When AI handles the administrative overhead — drafting tickets from design walkthroughs, flagging states the prototype missed, generating release notes from merged work — it does not replace judgment. It frees judgment for better use. The designer can spend less time reconstructing what was already decided and more time on the questions that only human judgment can answer.
That works best when the team already operates as a shared decision-making unit. AI that speeds up bad handoff patterns just delivers bad decisions faster. The operating model has to shift first.

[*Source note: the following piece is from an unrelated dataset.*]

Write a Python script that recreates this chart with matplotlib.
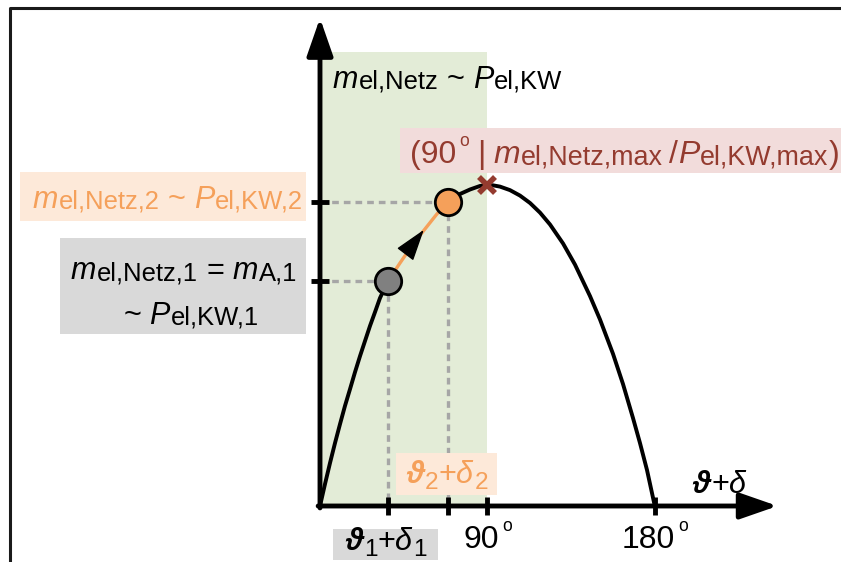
import matplotlib.pyplot as plt
from matplotlib.patches import Rectangle, FancyArrowPatch
from matplotlib.transforms import Affine2D

# power-angle curve (load angle in degrees, normalised m / P)
angle = [0, 2.69, 5.38, 8.06, 10.75, 13.44, 16.13, 18.82, 21.51, 24.19, 26.88, 29.57, 32.26, 36.56,
         43.01, 50.0, 56.45, 62.9, 68.82,
         75.27, 80.65, 86.02, 90.0, 93.0, 96.77, 102.15, 107.53, 112.9, 118.28, 123.66, 130.65,
         137.1, 145.16, 150.54, 157.53, 162.9, 168.28, 172.04, 175.81, 180]
power = [0, 0.0685, 0.134, 0.196, 0.255, 0.312, 0.364, 0.417, 0.467, 0.514, 0.561, 0.604, 0.648, 0.701,
         0.757, 0.816, 0.863, 0.910, 0.947,
         0.972, 0.986, 0.997, 1.0, 0.999, 0.995, 0.984, 0.967, 0.944, 0.914, 0.877, 0.818,
         0.752, 0.654, 0.581, 0.474, 0.380, 0.274, 0.196, 0.112, 0]

# operating points 1 and 2, maximum and stability limit
op_angle = [36.56, 68.82]
op_power = [0.701, 0.947]
max_angle = 90
max_power = 1.0
stable_limit = 90
x_ticks = [90, 180]
x_tick_labels = ['90', '180']

GREEN = '#e3ecd7'
ORANGE = '#f5a05a'
ORANGE_BG = '#fde9d9'
GRAY_BG = '#d9d9d9'
RED = '#943b2f'
RED_BG = '#f2dcdb'
DASH = '#a6a6a6'

plt.rcParams['font.family'] = ['Liberation Sans', 'DejaVu Sans']

fig = plt.figure(figsize=(8.41, 5.62), dpi=100)
ax = fig.add_axes([0, 0, 1, 1])
k = 1.86      # pixels per degree
amp = 321     # pixels for the maximum
ax.set_xlim(-320 / k, 521 / k)
ax.set_ylim(-56 / amp, 506 / amp)
ax.axis('off')

# pixel coordinates (from top left) for the annotation layout
pix = Affine2D().scale(1 / 841, -1 / 562).translate(0, 1) + fig.transFigure
renderer = fig.canvas.get_renderer()


def to_pix(xd, yd):
    dx, dy = ax.transData.transform((xd, yd))
    return dx, 562 - dy


def rich(x, y, parts, size, ha='left', color='k', sub=0.84):
    """Write a label piece by piece: i italic, r regular, b bold italic,
    s subscript, l lowered subscript, u degree ring, g gap in pixels."""
    texts = []
    cx = x
    for s, kind in parts:
        if kind == 'g':
            cx += s
            continue
        fs, style, weight, dy = size, 'normal', 'normal', 0
        if kind == 'i':
            style = 'italic'
        elif kind == 'b':
            style, weight = 'italic', 'bold'
        elif kind == 's':
            fs, dy = size * sub, 1
        elif kind == 'l':
            fs, dy = size * 0.8, 6
        elif kind == 'u':
            fs, dy = size * 0.55, -size * 0.72
            cx += 3
        t = ax.text(cx, y + dy, s, transform=pix, fontsize=fs, style=style, weight=weight,
                    color=color, va='baseline', ha='left', zorder=7)
        cx += t.get_window_extent(renderer).width + (1 if kind in 'ib' else 0)
        texts.append(t)
    shift = {'left': 0, 'center': (cx - x) / 2, 'right': cx - x}[ha]
    for t in texts:
        t.set_x(t.get_position()[0] - shift)


# outer frame
ax.plot([10, 10, 841], [562, 8, 8], transform=pix, color='#1a1a1a', lw=2.2, clip_on=False)

# stable region
ax.add_patch(Rectangle((0, 0), stable_limit, 1.414, color=GREEN, lw=0, zorder=0))

# guide lines to the operating points
for a, p in zip(op_angle, op_power):
    ax.plot([0, a, a], [p, p, 0], ls=(0, (2, 1.5)), color=DASH, lw=2.4, zorder=1)

# axes with arrows
head = '-|>,head_length=2.3,head_width=0.8'
ax.add_patch(FancyArrowPatch((0, -0.006), (0, 1.52), arrowstyle=head, mutation_scale=10,
                             lw=3.5, color='k', shrinkA=0, shrinkB=0, zorder=3))
ax.add_patch(FancyArrowPatch((-1, 0), (246, 0), arrowstyle=head, mutation_scale=10,
                             lw=3.5, color='k', shrinkA=0, shrinkB=0, zorder=3))
ax.plot([0, 0], op_power, '_', ms=13, mew=3.5, color='k', zorder=3)
ax.plot(op_angle + x_ticks, [0] * 4, '|', ms=13, mew=3.5, color='k', zorder=3)

# curve: black, orange between the two operating points
i1 = angle.index(op_angle[0])
i2 = angle.index(op_angle[1])
ax.plot(angle[:i1 + 1], power[:i1 + 1], color='k', lw=2.8, zorder=4, solid_capstyle='round')
ax.plot(angle[i2:], power[i2:], color='k', lw=2.8, zorder=4, solid_capstyle='round')
ax.plot(angle[i1:i2 + 1], power[i1:i2 + 1], color=ORANGE, lw=2.4, zorder=4)

# direction arrow on the orange part
da = op_angle[1] - op_angle[0]
dp = op_power[1] - op_power[0]
mid = (angle[i1 + 2], power[i1 + 2])
ax.add_patch(FancyArrowPatch((mid[0] - 0.08 * da, mid[1] - 0.08 * dp), (mid[0] + 0.18 * da, mid[1] + 0.18 * dp),
                             arrowstyle='-|>,head_length=2.0,head_width=0.65', mutation_scale=10,
                             lw=1, color='k', shrinkA=0, shrinkB=0, zorder=5))

ax.plot(op_angle[0], op_power[0], 'o', ms=19, mfc='#808080', mec='k', mew=2, zorder=6)
ax.plot(op_angle[1], op_power[1], 'o', ms=19, mfc=ORANGE, mec='k', mew=2, zorder=6)
ax.plot(max_angle, max_power, 'x', ms=12, mew=4, color=RED, zorder=6)

# label boxes
ax.add_patch(Rectangle((20, 172), 286, 49, transform=pix, color=ORANGE_BG, lw=0, zorder=2))
ax.add_patch(Rectangle((60, 238), 246, 96, transform=pix, color=GRAY_BG, lw=0, zorder=2))
ax.add_patch(Rectangle((400, 128), 441, 45, transform=pix, color=RED_BG, lw=0, zorder=2))
ax.add_patch(Rectangle((396, 453), 101, 42, transform=pix, color=ORANGE_BG, lw=0, zorder=2))
ax.add_patch(Rectangle((333, 529), 105, 31, transform=pix, color=GRAY_BG, lw=0, zorder=2))

# tick labels on the angle axis
for t, lab in zip(x_ticks, x_tick_labels):
    tx, ty = to_pix(t, 0)
    rich(tx, ty + 42, [(lab, 'r'), ('o', 'u')], 23, ha='center')

rich(333, 88, [('m', 'i'), ('el,Netz', 's'), (8, 'g'), ('~', 'r'), (8, 'g'),
               ('P', 'i'), ('el,KW', 's')], 22)
rich(303, 208, [('m', 'i'), ('el,Netz,2', 's'), (8, 'g'), ('~', 'r'), (8, 'g'),
                ('P', 'i'), ('el,KW,2', 's')], 22, ha='right', color=ORANGE)
rich(184, 279, [('m', 'i'), ('el,Netz,1', 's'), (8, 'g'), ('=', 'r'), (8, 'g'),
                ('m', 'i'), ('A,1', 's')], 22, ha='center')
rich(191, 324, [('~', 'r'), (8, 'g'), ('P', 'i'), ('el,KW,1', 's')], 22, ha='center')
rich(410, 163, [('(90', 'r'), ('o', 'u'), (8, 'g'), ('|', 'r'), (8, 'g'), ('m', 'i'),
                ('el,Netz,max', 's'), (6, 'g'), ('/', 'r'), ('P', 'i'), ('el,KW,max', 's'),
                (')', 'r')], 23, color=RED)
rich(447, 483, [('ϑ', 'b'), ('2', 'l'), ('+', 'r'), ('δ', 'i'), ('2', 'l')], 22, ha='center', color=ORANGE)
rich(386, 550, [('ϑ', 'b'), ('1', 'l'), ('+', 'r'), ('δ', 'i'), ('1', 'l')], 22, ha='center')
rich(720, 493, [('ϑ', 'b'), ('+', 'r'), ('δ', 'i')], 22, ha='center')

fig.savefig('out.png', dpi=100)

I also think about this in context of designers getting closer to code. A designer who understands the implementation can make more precise tradeoffs. They can see where the system already supports the intent and where a new pattern adds unnecessary complexity. That understanding makes the operating model work — because the designer is not a delivery service. They are a better partner.
What Executive Trust Actually Looks Like
I have been in rooms where executives trusted design and rooms where they tolerated it. The difference was rarely about the quality of the output.
Trusted design teams do three things consistently:
They reduce ambiguity for the people around them. Product managers do not have to guess whether a flow covers the error states. Engineers do not have to check whether the design accounts for the real data. The team can move without stopping to reconstruct intent.
They name tradeoffs before they become blockers. A design team that surfaces the real constraint early — here is where this pattern adds complexity, here is where we need a technical decision first, here is where the user impact shifts — earns credibility by helping the team decide, not by protecting every pixel.
They connect their work to outcomes the organization already cares about. That does not mean cold-mapping every screen to a revenue metric. It means the team can explain why a design decision matters in terms the product manager and engineer would recognize.
These behaviors do not require bigger artifacts. They require a different way of engaging with the team.
What This Means for Design Leaders
I do not think any design leader wakes up wanting to be treated as a production service. But many of us have built workflows that quietly reinforce the message.
When the only time the team sees design is at handoff, design looks like a delivery stage. When the review process happens entirely inside Figma, the team never learns how the design works with real implementation. When success is measured by how complete the file looks, the incentive is to make the file more complete — not to make the product better.
The shift I am describing starts with small changes.
Include engineers before the design feels resolved. Review implementation states during design critique. Write the reasoning behind the decision next to the screen. Use prototypes to test hard parts, not to present polished surfaces. Measure design success by outcomes, not deliverables.
I wrote before about how design leadership in the age of AI still comes down to judgment, alignment, and measurable results. The operating-model shift fits the same frame. The tools change. The question of how design participates in the product decision does not.
A Practical Place to Start
I would not try to redesign the entire operating model at once. I would start with one meeting.
Pick a review where design presents work to the broader team. Instead of walking through the file screen by screen, start with the decision. What changed since the last review? What is uncertain? Where does the team need input? What does engineering need to know to plan?
The artifact still has its place. The frame around it changes what the team sees.
Artifacts travel. Intent gets left behind. The goal is not to eliminate the artifact. The goal is to make sure the team does not need to reconstruct the intent every time the screens change hands.